Not helpful. In fact, this letter, although perhaps entertaining to read,
only serves to deepen the distrust each end of the political and faithful continuum
feels for the other. We are called to do better than that. We are called to
grapple with these questions personally so that when we find ourselves in the
midst of the discourse of the town square, we have something to say that is
thoughtful, respectful, and compassionate, that bears little resemblance to
the rhetoric of a Pat Robertson or on the other end of the continuum, the reader
whose letter to the editor appeared in The Day.
So, here’s my first question to you in 2006: Where was God in the midst
of this tragedy? How did a sense of the divine, the mystery, the awesome, intersect
with the story? What idea would serve as a comfort, a help to those who were
suffering both in that small town in West Virginia, and to millions of Americans
who empathetically kept watch throughout the entire ordeal.

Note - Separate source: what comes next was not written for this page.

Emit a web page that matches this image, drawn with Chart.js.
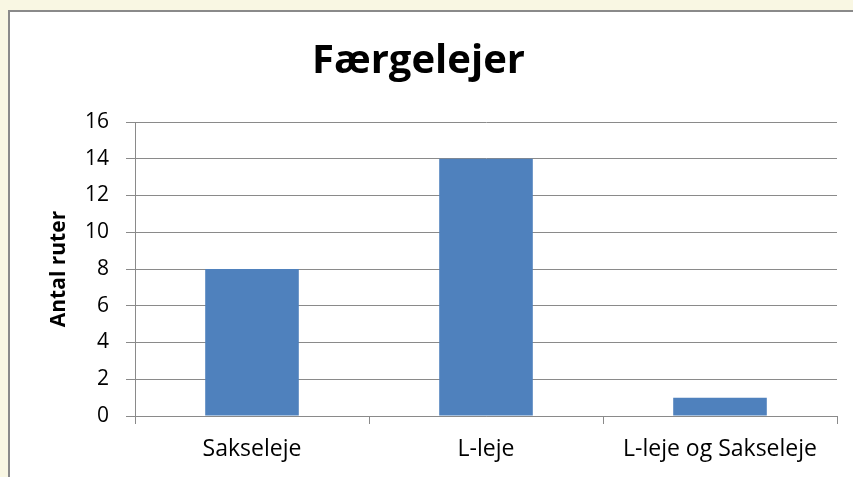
<!DOCTYPE html>
<html>
<head>
<meta charset="utf-8">
<script src="https://cdn.jsdelivr.net/npm/chart.js@4"></script>
<style>
  html, body { margin: 0; padding: 0; width: 853px; height: 477px; overflow: hidden; background: #F9F7E3; }
  #frame { position: absolute; left: 8px; top: 10px; width: 900px; height: 520px; background: #fff; border-left: 2px solid #8a8a8a; border-top: 2px solid #8a8a8a; }
  #wrap { position: absolute; left: 0; top: 0; width: 853px; height: 477px; }
</style>
</head>
<body>
<div id="frame"></div>
<div id="wrap"><canvas id="c" width="853" height="477"></canvas></div>
<script>
const categories = ["Sakseleje", "L-leje", "L-leje og Sakseleje"];
const routeCounts = [8, 14, 1];
const yTicks = [0, 2, 4, 6, 8, 10, 12, 14, 16];

const FONT = "'Open Sans', sans-serif";

new Chart(document.getElementById("c"), {
  type: "bar",
  data: {
    labels: categories,
    datasets: [{
      label: "Antal ruter",
      data: routeCounts,
      backgroundColor: "#4F81BD",
      borderWidth: 0,
      categoryPercentage: 1.0,
      barPercentage: 0.4
    }]
  },
  options: {
    responsive: false,
    animation: false,
    devicePixelRatio: 1,
    layout: { padding: { left: 0, right: 16, top: 0, bottom: 0 } },
    plugins: {
      legend: { display: false },
      tooltip: { enabled: false },
      title: {
        display: true,
        text: "Færgelejer",
        color: "#000",
        font: { family: FONT, size: 40, weight: "bold", lineHeight: 1.2 },
        padding: { top: 38, bottom: 36 }
      }
    },
    scales: {
      x: {
        grid: { drawOnChartArea: false, color: "#8a8a8a", tickLength: 8, offset: true },
        border: { color: "#8a8a8a", width: 1 },
        ticks: { color: "#000", font: { family: FONT, size: 23 }, padding: 11.5 },
        afterFit: (s) => { s.height = 61; }
      },
      y: {
        min: 0,
        max: 16,
        afterBuildTicks: (s) => { s.ticks = yTicks.map(v => ({ value: v })); },
        grid: { color: "#8a8a8a", tickLength: 9 },
        border: { color: "#8a8a8a", width: 1 },
        ticks: { color: "#000", font: { family: FONT, size: 21 }, padding: 17 },
        title: {
          display: true,
          text: "Antal ruter",
          color: "#000",
          font: { family: FONT, size: 21, weight: "bold", lineHeight: 1.2 },
          padding: { top: 46, bottom: 0 }
        },
        afterFit: (s) => { s.width = 135; }
      }
    }
  }
});
</script>
</body>
</html>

To borrow and adapt a phrase, “WWUUD?” What Would a UU do?
Here’s how this UU would answer and interface with the question.
God is in this story. God is in the lives of all of this story’s characters – those
underneath the ground and those who gathered at the church. Those good people
who came together in that Baptist church that awful night did so because love
and common concern bound them together (the meaning of the word ‘religion’,
let me remind you) and held them up.
You understand that. You understand that because not unlike our brothers and
sisters in WV, we also gathered here in our own sanctuary on September 11th
in 2001. Therein is the meaning and strength of God. God dwells in the spaces
between us and in the places we are bound together –
in the way we are held up.
God is elsewhere in the story as well. When those men were dying beneath the
earth – bless them all – what did they do? They wrote notes to
those they loved to assure them that they were okay, not to worry…that
they would see them again on the other side. Seemingly, they took comfort in
their faith and as importantly, in their memory of those they love. God was
there for those men in the way each of them needed.
Where isn’t God in this story and others like it? God doesn’t
create the havoc of evil. We human beings are perfectly capable of doing so
on our own, thank you very much. God doesn’t create tsunamis or hurricanes
or any other natural disaster. We have gained remarkable scientific insight
and understanding into the natural world. The best scientists understand and
respect the mystery of the natural world and as well, their work. But to name
God responsible for any of these disasters is not only bad science – it’s
bad, destructive theology.
God is in the best of who we are. No scripture moves me more deeply than the
ancient poetry of the Sufi mystics, Hafiz foremost among them. Hafiz was deeply
appreciated by our own Ralph Waldo Emerson. Emerson translated Hafiz poems
from the Persian and called Hafiz “a poet for poets.”
That said, of God, Hafiz said, “No one can keep us from carrying God
wherever we go. No one can rob the Beloved’s precious name from the rhythm
of our heart.”
Those miners held God’s name – in whatever way they named God – in
the rhythm of their hearts. Same for the people in the church.
Tragically, the accident seems to have been caused by a fire started by lightening
and then, perhaps, faulty safety precautions exasperated the already dire situation.
One lived and others died. Many others suffered and will continue to suffer.
God was and is in the hearts and minds of all in this story. But God didn’t
have a hand in its cause or in its end.
That’s what this UU would say to this first question that the universe
posed to me in the year 2006. My answer is one gleaned from the wisdom of the
faith tradition I love so dearly.
We need to find ways to enter into these conversations, friends. We need
to practice doing so. So, I’ve come up with the idea of coffee hour questions.
These are suggestions for conversation starters during coffee hour if you find
you’re coming up short. The first one is this: WWUUD? What would you
do? How would you respond to this first question of what will be a year that
asks many questions and offers perhaps an answer or two.
Where is God in the story? What would you do? What would you say?